A man could, for instance, have a high need for reassurance,for intimacy; he will invariably seeks physical and emotional closeness. He demands, sometimes in a seemingly nagging manner,cuddling, kisses, and holding hands. In the same token, he yearns for constant reassurance and intimacy. His partner, on the other hand, could also very well be a woman who requires and implicitly demands less closeness and more distance. She values and takes pride in her autonomy; her independence is a characteristic well entrenched in her psyche. She doesn’t like holding hands, cuddling, and showing constant affection. Her parents were cold with her—hence she has come to associate love with coldness and separateness.
An affair would always be lurking at the corner of many relationships where the needs for closeness and coldness are drastically and markedly different. Let’s take an example of young woman called Eva; she’s a 31 year old business woman. Since a very young age, she exhibited signs of strong independence. She doesn’t yearn for affection from her parents, and most importantly, nor from her new husband. Her husband, however, is the polar opposite: he’s touchingly affectionate and caring. He calls his recent wife a couple of times everyday to ask about her wellbeing, and to reassure himself that she still loves him. When she’s home, he incessantly asks for cuddles and kisses. Consequently, a critical conflict arises: Eva has high need for coldness (independence) and her husband has high needs for closeness (affection). Eva now feels she lost salient part of herself-- the sheer independence she takes pride in. Eva then, although happy in her relationship, had a casual one night stand affair with her coworker. She, although unaware of it, had the affair not seeking connect with her coworker, but precisely to connect with and reclaim a salient part of her identity: her independence and autonomy that she feels is dissolving in the relationship. Through the affair, Eva has come to see herself as someone who is capable of being completely autonomous, who can make decisions that are not completely contingent upon another person.
Similarly, yet for different reasons, her husband was (before he knew about his wife’s infidelity) tormented by the urge to have an affair. His wife’s refusal to reciprocate the preponderance of affection and care was construed as constant rejection. He no longer feels lovable. He could be accused of not loving his partner enough for searching for an affair, when it is ironically and precisely because he loved her too much that resulted in his search for infidelity, which stemmed from the reason of wanting to escape not his partner-- but the unlovable person they have become.

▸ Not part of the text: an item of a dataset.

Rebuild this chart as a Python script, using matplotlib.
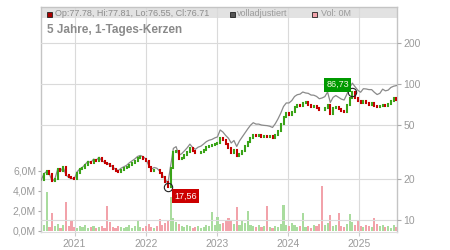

Of course, not condemning the act of infidelity is not the same as condoning it. And this is one reason out of many reasons that could lead to infidelity, many of which are unjustifiable. The article attempts to advance the notion that infidelity is not only the result of misplaced horniness, or sheer betrayal and selfishness, but a result of a vulnerable psychological wound. The cheater is longing for connection with a lost part of themselves. This should raise awareness around the critical importance of conversations. Partners should, on a constant basis, express their frustration around their unmet needs; they should invariably relate their needs for affection and distance, and have reasonable expectations from their partners. To avoid this catastrophic transgression, compassion and conversation are vital to the survival of any intimate relationship. Self exploration will then occur within the relationship, as opposed to outside of it, and hence the relationship will thrive and be maintained.